モンゴルの西部には少数民族であるカザフ人が住んでいる。そのカザフ人の春の訪れを祝う「ナウリズ(NOWRUZ)」と言うお祭りが、2025年3月22日(土)に独自の文化遺産を次世代に伝え、モンゴルを世界に宣伝する目的で初めてスフバートル広場で開催された。同イベントで、カザフ民族のコンサート、演劇が行われ、クラシュレスリング、伝統的なゲーム、料理の試食、手工芸品の販売があった。また、カザフ・ゲル(伝統的な住居)やモンゴル犬に触れ合う機会も提供された。

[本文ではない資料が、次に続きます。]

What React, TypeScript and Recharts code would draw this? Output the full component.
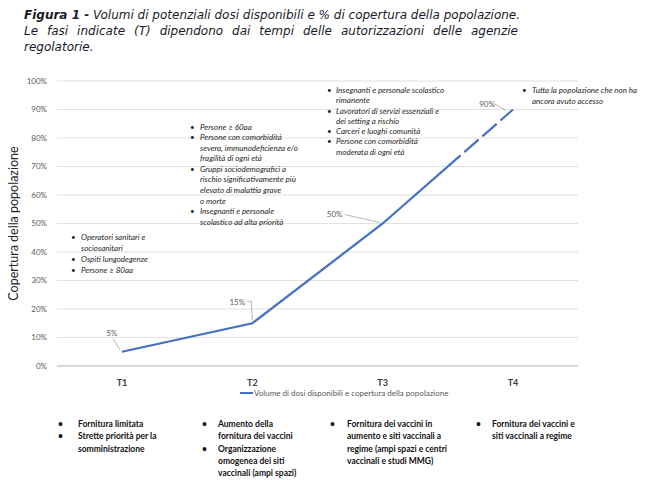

2009年、ユネスコはナウリズ祭を人類の無形文化遺産代表一覧表に登録し、その深い文化的意義と、異なるコミュニティ間の相互理解を促進する役割を認めた。2010年、国連総会は3月21日をナウリズの国際デーと宣言し、平和、団結、再生というこの祭りのテーマを世界的に奨励した。
古代の起源
ナウリズの起源は、古代ペルシャ帝国とゾロアスター教の暦にまで遡る。そこでは、ナウリズは一年で最も神聖な日の一つとされていた。もともと自然の再生を祝う神聖な時期であったナウリズは、何世紀にもわたって、数多くの民族言語や文化のコミュニティに受け入れられる世俗的な祭りへと進化した。その永続的な魅力は、光が闇に打ち勝ち、自然と人間の精神の両方において新たな始まりが約束されるという強力な象徴性にある。
伝統と儀式
ナウリズは、地域によって異なるものの、再生と希望という共通のテーマを共有する活気に満ちたお祭りである。最も大切にされている伝統には次のようなものがある。
春の大掃除とリニューアル
ナウリズに備えて、家は徹底的に掃除される。これは「過去のほこりを払う」という習慣として 知られていて、たとえば新しい服の購入などがあげられ新たなスタートと物理的および精神的な空間の浄化を表している。
料理の伝統
ナウリズのお祝いでは、食べ物が中心的な役割を果たす。家族や友人と一緒に特別な料理を準備し、一体感を育む。たとえば中央アジアでは、サマヌーと呼ばれる甘い小麦のプリンを何時間もかけてゆっくり調理する。これはゆっくりと確実に春と新しい始まりが訪れることを意味する。
・その他の文化的慣習
これらの儀式以外にも、ナウリズはさまざまな方法で祝われる。
詩と音楽: 朗読、伝統的な歌、地元の音楽演奏を通じて、地域の芸術的遺産を祝う。
ストリート フェスティバル: 多くの都市では、野外のお祭り、パレード、集会がこの機会を祝い、地元の慣習と共通の精神が融合される。今回スフバートル広場で行われていたのはこれにあたる。
水の補給: 一部の地域では、年末の水曜日に各家庭で水の補給が行われる。これは、水の浄化力とリフレッシュ力を象徴する儀式である。